Certaines conventions collectives incluent des clauses de « garantie d’emploi », interdisant le licenciement d’un salarié malade pendant une période donnée. Un licenciement en violation de cette garantie serait abusif. Sauf mention contraire, cette clause n’empêche pas un licenciement pour un autre motif, comme l’inaptitude ou l’économie.

Si l’absence du salarié pour maladie ne peut en aucun cas justifier en soi un licenciement, en revanche, les perturbations causées dans le fonctionnement de l’entreprise par cette absence prolongée ou les absences répétées du salarié en raison de sa maladie peuvent constituer une cause de licenciement.

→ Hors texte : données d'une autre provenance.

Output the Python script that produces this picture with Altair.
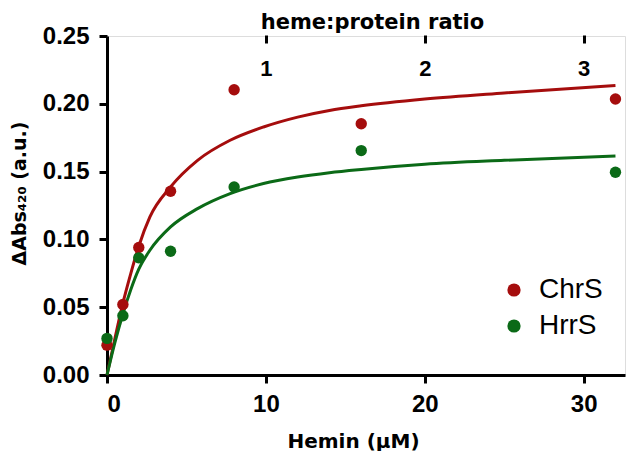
import altair as alt
import pandas as pd

# measured data (Hemin in µM)
hemin = [0, 1, 2, 4, 8, 16, 32]
chrs = [0.022, 0.052, 0.094, 0.1355, 0.2104, 0.1853, 0.2035]
hrrs = [0.027, 0.0437, 0.0864, 0.0913, 0.1387, 0.1655, 0.1495]

# fitted curves
fit_x = [0, 0.5, 1, 1.5, 2, 2.7, 4, 5.7, 7.75, 9.85, 12, 14, 16, 20, 25, 32]
chrs_fit = [0, 0.027, 0.053, 0.075, 0.095, 0.1166, 0.1387, 0.1583, 0.1731, 0.1829,
            0.1902, 0.1951, 0.1985, 0.2035, 0.2080, 0.2135]
hrrs_fit = [0, 0.024, 0.045, 0.063, 0.078, 0.092, 0.1092, 0.1227, 0.1338, 0.1412,
            0.1460, 0.1492, 0.1516, 0.1554, 0.1583, 0.1615]

series = ["ChrS", "HrrS"]
colors = ["#A50D0D", "#0B6A17"]
x_ticks = [0, 10, 20, 30]
y_ticks = [0, 0.05, 0.10, 0.15, 0.20, 0.25]
ratio_ticks = [1, 2, 3]
protein_uM = 10

pts = pd.DataFrame({
    "Hemin": hemin + hemin,
    "value": chrs + hrrs,
    "series": [series[0]] * len(hemin) + [series[1]] * len(hemin),
})
fit = pd.DataFrame({
    "Hemin": fit_x + fit_x,
    "value": chrs_fit + hrrs_fit,
    "series": [series[0]] * len(fit_x) + [series[1]] * len(fit_x),
})

FONT = "Liberation Sans"
WIDE = "DejaVu Sans"
color_scale = alt.Scale(domain=series, range=colors)
x_scale = alt.Scale(domain=[0, 32.6], nice=False, zero=False)
y_scale = alt.Scale(domain=[0, 0.25], nice=False)

lines = alt.Chart(fit).mark_line(strokeWidth=3, interpolate="monotone").encode(
    x=alt.X("Hemin:Q", scale=x_scale, axis=alt.Axis(
        orient="top", values=[r * protein_uM for r in ratio_ticks],
        labelExpr="format(datum.value / %d, 'd')" % protein_uM,
        title="heme:protein ratio", offset=-7, domain=False,
        tickSize=8, tickWidth=3, tickColor="black",
        labelFont=FONT, labelFontSize=22, labelFontWeight="bold", labelColor="black",
        labelBaseline="alphabetic", labelPadding=-40,
        titleFont=WIDE, titleFontSize=21, titleFontWeight="bold", titleColor="black",
        titleX=265, titleY=-15, titleBaseline="alphabetic", titleAlign="center",
        grid=False)),
    y=alt.Y("value:Q", scale=y_scale, axis=None),
    color=alt.Color("series:N", scale=color_scale, legend=None),
    detail="series:N",
)

points = alt.Chart(pts).mark_circle(size=130, opacity=1).encode(
    x=alt.X("Hemin:Q", scale=x_scale, axis=alt.Axis(
        orient="bottom", values=x_ticks, format="d", title="Hemin (µM)",
        domainWidth=3, domainColor="black",
        tickSize=8, tickWidth=3, tickColor="black",
        labelFont=FONT, labelFontSize=24, labelFontWeight="bold", labelColor="black",
        labelPadding=9,
        titleFont=WIDE, titleFontSize=20, titleFontWeight="bold", titleColor="black",
        titleX=246, titleY=72, titleBaseline="alphabetic", titleAlign="center",
        grid=False)),
    y=alt.Y("value:Q", scale=y_scale, axis=alt.Axis(
        values=y_ticks, format=".2f", title="ΔAbs₄₂₀ (a.u.)",
        domainWidth=3, domainColor="black",
        tickSize=8, tickWidth=3, tickColor="black",
        labelFont=FONT, labelFontSize=24, labelFontWeight="bold", labelColor="black",
        labelPadding=10,
        titleFont=WIDE, titleFontSize=19, titleFontWeight="bold", titleColor="black",
        titleX=-88, titleY=157, titleBaseline="middle", titleAlign="center", titleAngle=270,
        grid=False)),
    color=alt.Color("series:N", scale=color_scale, legend=alt.Legend(
        title=None, orient="none", legendX=393, legendY=240,
        symbolType="circle", symbolSize=175, symbolStrokeWidth=0,
        labelFont=FONT, labelFontSize=28, labelColor="black", labelOffset=11,
        rowPadding=8, padding=0)),
)

chart = alt.layer(lines, points).resolve_axis(
    x="independent", y="independent"
).resolve_legend(color="independent").properties(
    width=518, height=339,
    autosize=alt.AutoSizeParams(type="none"),
    padding={"left": 99, "top": 28, "right": 1, "bottom": 76},
).configure_view(stroke="black", strokeWidth=3).configure(background="white")

chart.save("out.html", embed_options={"renderer": "svg", "actions": False})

Troisième exception : le licenciement pendant un arrêt pour accident du travail ou maladie professionnelle


Un salarié en arrêt bénéficie d’une protection renforcée, surtout en cas d’accident du travail ou de maladie professionnelle. Le Code du travail limite le licenciement à une faute grave ou à l’impossibilité de maintenir le contrat pour un motif externe (article L1226-9). La faute grave empêche le maintien du salarié à son poste pendant le préavis. L’employeur décide du licenciement, mais en cas de contestation, le juge examine les faits et qualifie la faute. Il peut confirmer sa gravité ou la requalifier en faute simple ou absence de faute ; dans ces deux derniers cas, le licenciement est abusif.

Un licenciement pendant un arrêt lié à un accident du travail ou une maladie professionnelle est possible uniquement pour une raison externe. L’« impossibilité de maintenir le contrat » ne doit pas être liée au salarié, sauf en cas de faute grave.
L’employeur ne peut pas invoquer la nécessité de le remplacer ou les perturbations causées par son absence.

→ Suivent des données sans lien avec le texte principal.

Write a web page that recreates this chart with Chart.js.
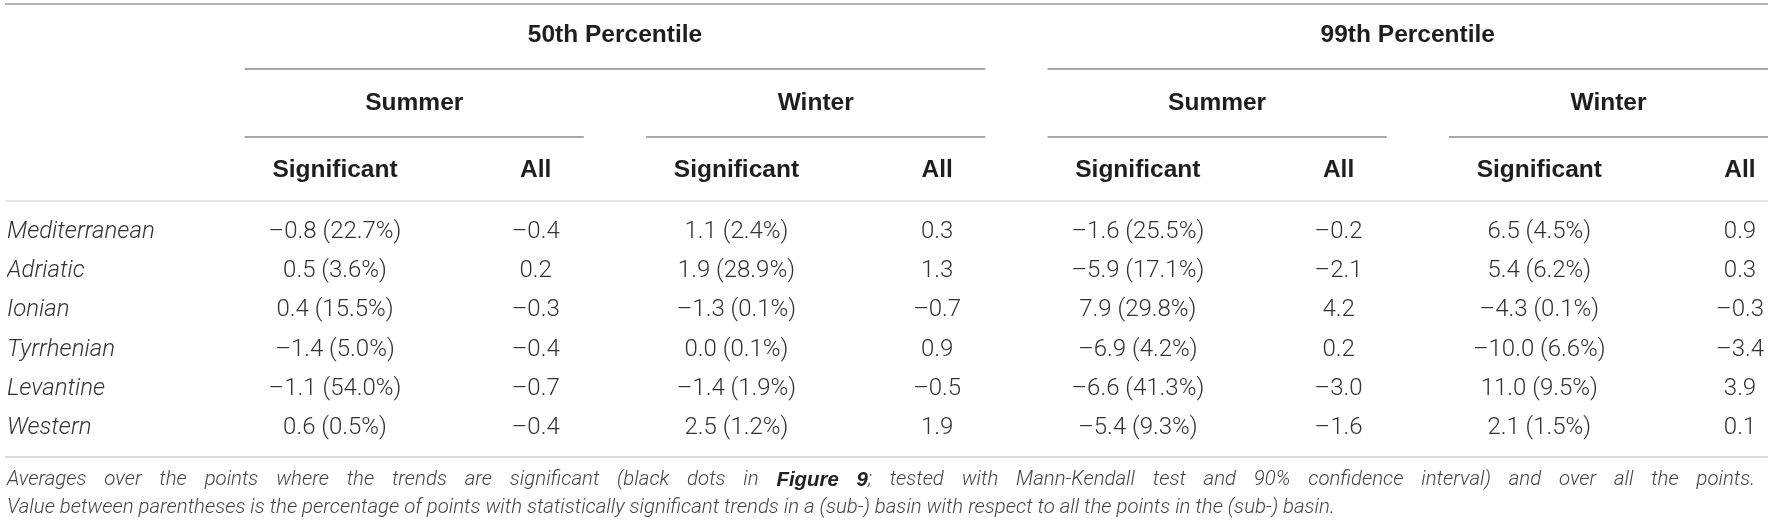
<!DOCTYPE html>
<html>
<head>
<meta charset="utf-8">
<title>Trend averages per basin</title>
<script src="https://cdn.jsdelivr.net/npm/chart.js@4.4.1/dist/chart.umd.min.js"></script>
<style>
  html, body { margin: 0; padding: 0; background: #fff; }
  #wrap { width: 1772px; height: 530px; position: relative; }
</style>
</head>
<body>
<div id="wrap"><canvas id="trendTable"></canvas></div>
<script>
// rows and columns of the table
const basins = ['Mediterranean', 'Adriatic', 'Ionian', 'Tyrrhenian', 'Levantine', 'Western'];
const columnKeys = ['p50SumSig', 'p50SumAll', 'p50WinSig', 'p50WinAll', 'p99SumSig', 'p99SumAll', 'p99WinSig', 'p99WinAll'];
const subHeads = ['Significant', 'All', 'Significant', 'All', 'Significant', 'All', 'Significant', 'All'];
const seasons = ['Summer', 'Winter', 'Summer', 'Winter'];
const percentiles = ['50th Percentile', '99th Percentile'];

// 50th percentile
const p50SummerSig = [-0.8, 0.5, 0.4, -1.4, -1.1, 0.6];
const p50SummerSigPct = [22.7, 3.6, 15.5, 5.0, 54.0, 0.5];
const p50SummerAll = [-0.4, 0.2, -0.3, -0.4, -0.7, -0.4];
const p50WinterSig = [1.1, 1.9, -1.3, 0.0, -1.4, 2.5];
const p50WinterSigPct = [2.4, 28.9, 0.1, 0.1, 1.9, 1.2];
const p50WinterAll = [0.3, 1.3, -0.7, 0.9, -0.5, 1.9];

// 99th percentile
const p99SummerSig = [-1.6, -5.9, 7.9, -6.9, -6.6, -5.4];
const p99SummerSigPct = [25.5, 17.1, 29.8, 4.2, 41.3, 9.3];
const p99SummerAll = [-0.2, -2.1, 4.2, 0.2, -3.0, -1.6];
const p99WinterSig = [6.5, 5.4, -4.3, -10.0, 11.0, 2.1];
const p99WinterSigPct = [4.5, 6.2, 0.1, 6.6, 9.5, 1.5];
const p99WinterAll = [0.9, 0.3, -0.3, -3.4, 3.9, 0.1];

const captionLine1 = 'Averages over the points where the trends are significant (black dots in **Figure 9**; tested with Mann-Kendall test and 90% confidence interval) and over all the points.';
const captionLine2 = 'Value between parentheses is the percentage of points with statistically significant trends in a (sub-) basin with respect to all the points in the (sub-) basin.';

const columnValues = [p50SummerSig, p50SummerAll, p50WinterSig, p50WinterAll, p99SummerSig, p99SummerAll, p99WinterSig, p99WinterAll];
const columnPct = [p50SummerSigPct, null, p50WinterSigPct, null, p99SummerSigPct, null, p99WinterSigPct, null];

const lightFamily = "Roboto, 'Liberation Sans', Arial, sans-serif";
const boldFamily = "'Liberation Sans', Arial, sans-serif";

function fmt(v) {
  let s = Math.abs(v).toFixed(1);
  return v < 0 ? '\u2013' + s : s;
}

let datasets = columnKeys.map(function (key, c) {
  return {
    label: key,
    data: basins.map(function (b, r) {
      return { x: key, y: b, v: columnValues[c][r], p: columnPct[c] ? columnPct[c][r] : null };
    }),
    pointRadius: 0,
    pointHoverRadius: 0,
  };
});

function hLine(ctx, x1, x2, y, color, w) {
  ctx.save();
  ctx.strokeStyle = color;
  ctx.lineWidth = w;
  ctx.beginPath();
  ctx.moveTo(x1, y);
  ctx.lineTo(x2, y);
  ctx.stroke();
  ctx.restore();
}

// draws cells, header rows, rules and the caption
const tablePlugin = {
  id: 'tablePlugin',
  afterDatasetsDraw(chart) {
    let ctx = chart.ctx;
    let area = chart.chartArea;
    let xs = chart.scales.x;
    let top = area.top;
    let ruleLeft = 5;
    let ruleRight = area.right + 28;

    ctx.save();
    // cells
    ctx.font = '300 24px ' + lightFamily;
    ctx.fillStyle = '#333';
    ctx.textAlign = 'center';
    ctx.textBaseline = 'middle';
    chart.data.datasets.forEach(function (ds, i) {
      let meta = chart.getDatasetMeta(i);
      meta.data.forEach(function (pt, r) {
        let d = ds.data[r];
        let txt = fmt(d.v);
        if (d.p !== null) {
          txt += ' (' + d.p.toFixed(1) + '%)';
        }
        ctx.fillText(txt, pt.x, pt.y);
      });
    });

    // header rows
    ctx.font = 'bold 24.5px ' + boldFamily;
    ctx.fillStyle = '#1e1e1e';
    subHeads.forEach(function (h, c) {
      ctx.fillText(h, xs.getPixelForValue(c), top - 62);
    });

    function span(c0, c1) {
      let a = xs.getPixelForValue(c0 - 0.45);
      let b = Math.min(xs.getPixelForValue(c1 + 0.24), ruleRight);
      return [a, b];
    }

    seasons.forEach(function (s, g) {
      let c0 = g * 2;
      let sp = span(c0, c0 + 1);
      ctx.fillText(s, (sp[0] + sp[1]) / 2, top - 129);
      hLine(ctx, sp[0], sp[1], top - 95, '#8a8a8a', 1.5);
    });

    percentiles.forEach(function (p, g) {
      let c0 = g * 4;
      let sp = span(c0, c0 + 3);
      ctx.fillText(p, (sp[0] + sp[1]) / 2, top - 197);
      hLine(ctx, sp[0], sp[1], top - 163, '#8a8a8a', 1.5);
    });

    // rules
    hLine(ctx, ruleLeft, ruleRight, 4, '#999', 1.5);
    hLine(ctx, ruleLeft, ruleRight, top - 31, '#dcdcdc', 1.5);
    hLine(ctx, ruleLeft, ruleRight, area.bottom + 29, '#cfcfcf', 1.5);

    // caption
    let capLeft = 7;
    let capRight = area.right + 15;
    drawCaption(ctx, captionLine1, capLeft, capRight, area.bottom + 52, true);
    drawCaption(ctx, captionLine2, capLeft, capRight, area.bottom + 80, false);
    ctx.restore();
  },
};

function drawCaption(ctx, text, left, right, y, justify) {
  let regular = 'italic 300 20.4px ' + lightFamily;
  let bold = 'italic bold 20.4px ' + boldFamily;
  // split into words; **...** marks bold pieces
  let pieces = [];
  text.split(/(\*\*[^*]+\*\*)/).forEach(function (part) {
    if (part.startsWith('**')) {
      pieces.push({ t: part.slice(2, -2), b: true });
    } else if (part.length) {
      pieces.push({ t: part, b: false });
    }
  });
  let words = [[]];
  pieces.forEach(function (p) {
    let bits = p.t.split(' ');
    bits.forEach(function (w, k) {
      if (k > 0) words.push([]);
      if (w.length) words[words.length - 1].push({ t: w, b: p.b });
    });
  });
  words = words.filter(function (w) { return w.length; });

  ctx.textAlign = 'left';
  ctx.textBaseline = 'middle';
  let widths = words.map(function (w) {
    return w.reduce(function (acc, p) {
      ctx.font = p.b ? bold : regular;
      return acc + ctx.measureText(p.t).width;
    }, 0);
  });
  ctx.font = regular;
  let space = ctx.measureText(' ').width;
  if (justify) {
    let total = widths.reduce(function (a, b) { return a + b; }, 0);
    space = (right - left - total) / (words.length - 1);
  }
  let x = left;
  words.forEach(function (w) {
    w.forEach(function (p) {
      ctx.font = p.b ? bold : regular;
      ctx.fillStyle = p.b ? '#222' : '#444';
      ctx.fillText(p.t, x, y);
      x += ctx.measureText(p.t).width;
    });
    x += space;
  });
}

new Chart(document.getElementById('trendTable'), {
  type: 'scatter',
  data: { datasets: datasets },
  options: {
    responsive: true,
    maintainAspectRatio: false,
    animation: false,
    events: [],
    layout: { padding: { left: 7, right: 32, top: 232, bottom: 102 } },
    plugins: { legend: { display: false }, tooltip: { enabled: false } },
    scales: {
      x: {
        type: 'category',
        labels: columnKeys,
        offset: false,
        display: false,
      },
      y: {
        type: 'category',
        labels: basins,
        offset: false,
        grid: { display: false },
        border: { display: false },
        afterFit: function (scale) {
          scale.width = 328;
        },
        ticks: {
          crossAlign: 'far',
          padding: 0,
          color: '#333',
          font: { family: lightFamily, size: 24, style: 'italic', weight: 300 },
        },
      },
    },
  },
  plugins: [tablePlugin],
});
</script>
</body>
</html>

Quatrième exception : la déclaration d’inaptitude du salarié par le médecin du travail

Une visite médicale est obligatoire après 30 jours d’arrêt pour accident du travail, 60 jours pour un arrêt classique, et sans délai après un congé maternité. Elle vérifie l’aptitude du salarié à reprendre son poste. En cas d’inaptitude, l’employeur doit tenter un reclassement selon les recommandations du médecin du travail, sauf dispense. Si aucun reclassement n’est possible, le licenciement doit intervenir sous 30 jours, sinon l’employeur reprend le paiement du salaire.

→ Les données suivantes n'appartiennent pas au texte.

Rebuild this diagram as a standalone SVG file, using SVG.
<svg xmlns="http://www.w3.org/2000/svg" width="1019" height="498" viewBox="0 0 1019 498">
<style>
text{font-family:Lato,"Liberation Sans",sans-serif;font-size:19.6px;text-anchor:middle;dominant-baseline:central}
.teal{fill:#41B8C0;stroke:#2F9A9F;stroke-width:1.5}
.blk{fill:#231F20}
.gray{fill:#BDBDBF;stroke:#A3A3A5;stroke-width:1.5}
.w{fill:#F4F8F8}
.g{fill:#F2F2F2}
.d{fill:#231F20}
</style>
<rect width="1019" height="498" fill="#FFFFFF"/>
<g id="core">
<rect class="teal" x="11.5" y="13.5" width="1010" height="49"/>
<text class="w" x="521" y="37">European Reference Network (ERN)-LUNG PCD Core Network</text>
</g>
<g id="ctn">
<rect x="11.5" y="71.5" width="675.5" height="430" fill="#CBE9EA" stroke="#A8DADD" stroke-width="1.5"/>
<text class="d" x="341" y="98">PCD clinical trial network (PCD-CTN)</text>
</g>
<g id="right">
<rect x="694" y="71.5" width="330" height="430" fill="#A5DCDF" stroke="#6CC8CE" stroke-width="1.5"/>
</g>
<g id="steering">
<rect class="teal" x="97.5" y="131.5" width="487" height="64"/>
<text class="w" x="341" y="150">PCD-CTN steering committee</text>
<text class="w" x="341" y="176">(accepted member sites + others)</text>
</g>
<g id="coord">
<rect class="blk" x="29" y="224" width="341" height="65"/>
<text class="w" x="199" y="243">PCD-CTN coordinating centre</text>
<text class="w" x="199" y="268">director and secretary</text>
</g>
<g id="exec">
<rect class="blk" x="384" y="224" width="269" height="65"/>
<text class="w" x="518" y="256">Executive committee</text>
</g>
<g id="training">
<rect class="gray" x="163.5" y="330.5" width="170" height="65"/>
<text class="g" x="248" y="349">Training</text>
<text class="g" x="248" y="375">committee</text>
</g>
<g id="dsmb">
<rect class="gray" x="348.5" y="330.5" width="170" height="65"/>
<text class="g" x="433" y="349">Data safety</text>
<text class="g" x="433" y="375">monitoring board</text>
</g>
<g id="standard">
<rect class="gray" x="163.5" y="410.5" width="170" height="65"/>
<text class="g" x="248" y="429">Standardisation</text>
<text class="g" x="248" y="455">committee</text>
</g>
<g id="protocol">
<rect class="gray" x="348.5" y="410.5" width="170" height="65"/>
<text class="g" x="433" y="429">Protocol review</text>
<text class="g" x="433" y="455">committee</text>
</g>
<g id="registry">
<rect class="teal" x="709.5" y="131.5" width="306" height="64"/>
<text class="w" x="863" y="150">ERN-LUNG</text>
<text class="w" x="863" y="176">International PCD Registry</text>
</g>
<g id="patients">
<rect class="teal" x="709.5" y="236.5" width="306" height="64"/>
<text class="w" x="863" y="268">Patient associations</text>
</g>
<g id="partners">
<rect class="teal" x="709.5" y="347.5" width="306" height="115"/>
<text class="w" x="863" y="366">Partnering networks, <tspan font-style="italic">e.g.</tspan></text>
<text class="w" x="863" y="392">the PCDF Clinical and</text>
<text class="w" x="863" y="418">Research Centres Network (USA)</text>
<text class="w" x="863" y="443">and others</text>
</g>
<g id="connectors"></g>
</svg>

Si l’on veut être très pointilleux, il s’agit en réalité d’une « fausse exception » au principe de non-rupture pendant un arrêt, car cette visite médicale de reprise a lieu par définition alors que le salarié n’est justement plus en arrêt (elle doit avoir lieu dans les 8 jours de la fin de l’arrêt). Cela signifie que lorsque le salarié est licencié pour inaptitude et impossibilité de reclassement, le licenciement intervient après la fin de son arrêt de travail. Là aussi, le motif du licenciement ne peut pas être lié à l’état de santé du salarié, mais il reposera, selon la formule consacrée, sur son « inaptitude médicalement constatée et impossibilité de reclassement ».

Conclusion

Tout arrêt de travail doit conduire l’employeur à redoubler de prudence avant d’envisager la rupture du contrat de travail. Son pouvoir habituel est en effet soumis à un encadrement plus strict, et une erreur peut entraîner des conséquences financières considérables. Du côté du salarié, l’arrêt de travail ne constitue pas une exonération de responsabilité ; pendant cette période, il conserve la plupart de ses droits et notamment celui de contester une rupture abusive.